Task requirements =
Take the lines from the beginning of the material through the line containing "32, 36, 40]" and retype them exactly, leaving the pictures out.

Raw data =
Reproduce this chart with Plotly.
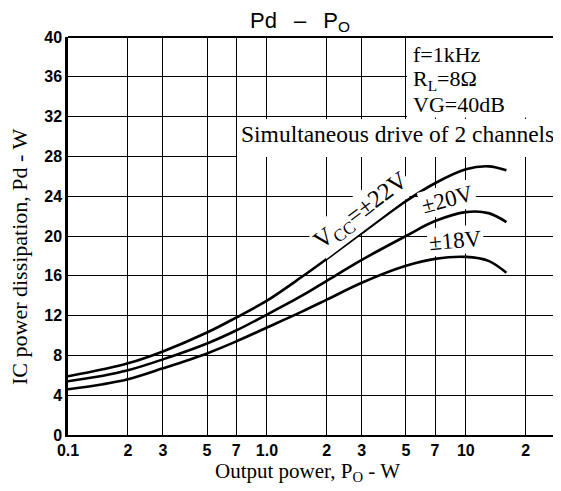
import plotly.graph_objects as go

# Output power (W)
po = [0.1, 0.15, 0.2, 0.3, 0.5, 0.7, 1.0, 1.5, 2, 3, 5, 7, 10, 13, 16]
# IC power dissipation (W)
pd_22v = [5.9, 6.6, 7.2, 8.4, 10.3, 11.8, 13.5, 15.9, 17.7, 20.3, 23.5, 25.3, 26.7, 27.0, 26.6]
pd_20v = [5.4, 5.95, 6.5, 7.6, 9.2, 10.5, 12.1, 14.0, 15.5, 17.6, 20.0, 21.5, 22.4, 22.3, 21.4]
pd_18v = [4.6, 5.1, 5.6, 6.7, 8.2, 9.4, 10.8, 12.4, 13.6, 15.3, 17.0, 17.7, 17.9, 17.5, 16.3]

x_tickvals = [0.1, 0.2, 0.3, 0.5, 0.7, 1, 2, 3, 5, 7, 10, 20, 30]
x_ticktext = ["0.1", "2", "3", "5", "7", "1.0", "2", "3", "5", "7", "10", "2", "3"]
y_tickvals = [0, 4, 8, 12, 16, 20, 24, 28, 32, 36, 40]

serif = "Liberation Serif, Times New Roman, serif"
tickfont = dict(family="Liberation Sans Narrow, Arial Narrow, Liberation Sans, Arial", size=16,
                color="black", weight="bold")

fig = go.Figure()
for ys in (pd_22v, pd_20v, pd_18v):
    fig.add_trace(go.Scatter(x=po, y=ys, mode="lines",
                             line=dict(color="black", width=2.6, shape="spline", smoothing=1.0),
                             showlegend=False, hoverinfo="skip"))

# page is offset by the default 8px body margin
OFF = 8
PAGE_W, PAGE_H = 561, 491
W, H = PAGE_W - OFF, PAGE_H - OFF
# plot area in page pixels
PX0, PX1, PY0, PY1 = 68, 561, 37, 435
L, R, T, B = PX0 - OFF, PAGE_W - PX1, PY0 - OFF, PAGE_H - PY1

def px(xp):
    return (xp - PX0) / (PX1 - PX0)

def py(yp):
    return (PY1 - yp) / (PY1 - PY0)

fig.update_layout(
    width=W, height=H,
    margin=dict(l=L, r=R, t=T, b=B, autoexpand=False),
    paper_bgcolor="white", plot_bgcolor="white",
    title=dict(text="Pd \u2002\u2013\u2002 P<sub>O</sub>", x=(300 - OFF) / W, xanchor="center",
               y=1 - (20 - OFF) / H, yanchor="middle",
               font=dict(family="Liberation Sans, Arial", size=22, color="black")),
    xaxis=dict(type="log", range=[-1, 1.4785], tickvals=x_tickvals, ticktext=x_ticktext,
               showgrid=True, gridcolor="black", gridwidth=1, automargin=False,
               showline=True, linecolor="black", linewidth=2, mirror=False,
               ticks="", tickfont=tickfont, zeroline=False, ticklabeloverflow="allow"),
    yaxis=dict(range=[0, 40], tickvals=y_tickvals, automargin=False,
               showgrid=True, gridcolor="black", gridwidth=1,
               showline=True, linecolor="black", linewidth=2.5,
               ticks="", tickfont=tickfont, zeroline=False),
)

# axis titles
fig.add_annotation(text="Output power, P<sub>O</sub> - W", xref="paper", yref="paper",
                   x=px(307), y=py(472), showarrow=False, xanchor="center", yanchor="middle",
                   font=dict(family=serif, size=21, color="black"))
fig.add_annotation(text="IC power dissipation, Pd - W", xref="paper", yref="paper",
                   x=px(20), y=py(257), showarrow=False, xanchor="center", yanchor="middle",
                   textangle=-90, font=dict(family=serif, size=22, color="black"))

# top border line
fig.add_shape(type="line", xref="paper", yref="paper", x0=0, x1=1, y0=1, y1=1,
              line=dict(color="black", width=2))

# conditions box (white, covering grid)
fig.add_shape(type="rect", xref="paper", yref="paper", x0=px(407), x1=1.0, y0=py(117.5), y1=1.0,
              fillcolor="white", line=dict(width=0), layer="above")
fig.add_shape(type="line", xref="paper", yref="paper", x0=px(406), x1=1.0, y0=1, y1=1,
              line=dict(color="black", width=2), layer="above")

# white band for the "Simultaneous drive" note
fig.add_shape(type="rect", xref="paper", yref="paper", x0=px(237), x1=1.0, y0=py(157), y1=py(119),
              fillcolor="white", line=dict(width=0), layer="above")

cond_font = dict(family=serif, size=22, color="black")
for text, yy in [("f=1kHz", 55), ("R<sub>L</sub>=8\u03a9", 80), ("VG=40dB", 105)]:
    fig.add_annotation(text=text, xref="paper", yref="paper", x=px(411), y=py(yy),
                       xanchor="left", yanchor="middle", showarrow=False, font=cond_font)

fig.add_annotation(text="Simultaneous drive of 2 channels", xref="paper", yref="paper",
                   x=px(239), y=py(134), xanchor="left", yanchor="middle", showarrow=False,
                   font=dict(family=serif, size=23.5, color="black"))

curve_font = dict(family=serif, size=23, color="black")
fig.add_annotation(text="V<sub>CC</sub>=\u00b122V", xref="paper", yref="paper",
                   x=px(361), y=py(211), showarrow=False, textangle=-37,
                   font=dict(family=serif, size=24.5, color="black"),
                   xanchor="center", yanchor="middle", bgcolor="white")
fig.add_annotation(text="\u00b120V", xref="paper", yref="paper",
                   x=px(447), y=py(199), showarrow=False, textangle=-15, font=curve_font,
                   xanchor="center", yanchor="middle", bgcolor="white")
fig.add_annotation(text="\u00b118V", xref="paper", yref="paper",
                   x=px(455), y=py(240), showarrow=False, textangle=-5, font=curve_font,
                   xanchor="center", yanchor="middle", bgcolor="white")

fig.write_html("out.html")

Result of this exercise =
Reproduce this chart with Plotly.
import plotly.graph_objects as go

# Output power (W)
po = [0.1, 0.15, 0.2, 0.3, 0.5, 0.7, 1.0, 1.5, 2, 3, 5, 7, 10, 13, 16]
# IC power dissipation (W)
pd_22v = [5.9, 6.6, 7.2, 8.4, 10.3, 11.8, 13.5, 15.9, 17.7, 20.3, 23.5, 25.3, 26.7, 27.0, 26.6]
pd_20v = [5.4, 5.95, 6.5, 7.6, 9.2, 10.5, 12.1, 14.0, 15.5, 17.6, 20.0, 21.5, 22.4, 22.3, 21.4]
pd_18v = [4.6, 5.1, 5.6, 6.7, 8.2, 9.4, 10.8, 12.4, 13.6, 15.3, 17.0, 17.7, 17.9, 17.5, 16.3]

x_tickvals = [0.1, 0.2, 0.3, 0.5, 0.7, 1, 2, 3, 5, 7, 10, 20, 30]
x_ticktext = ["0.1", "2", "3", "5", "7", "1.0", "2", "3", "5", "7", "10", "2", "3"]
y_tickvals = [0, 4, 8, 12, 16, 20, 24, 28, 32, 36, 40]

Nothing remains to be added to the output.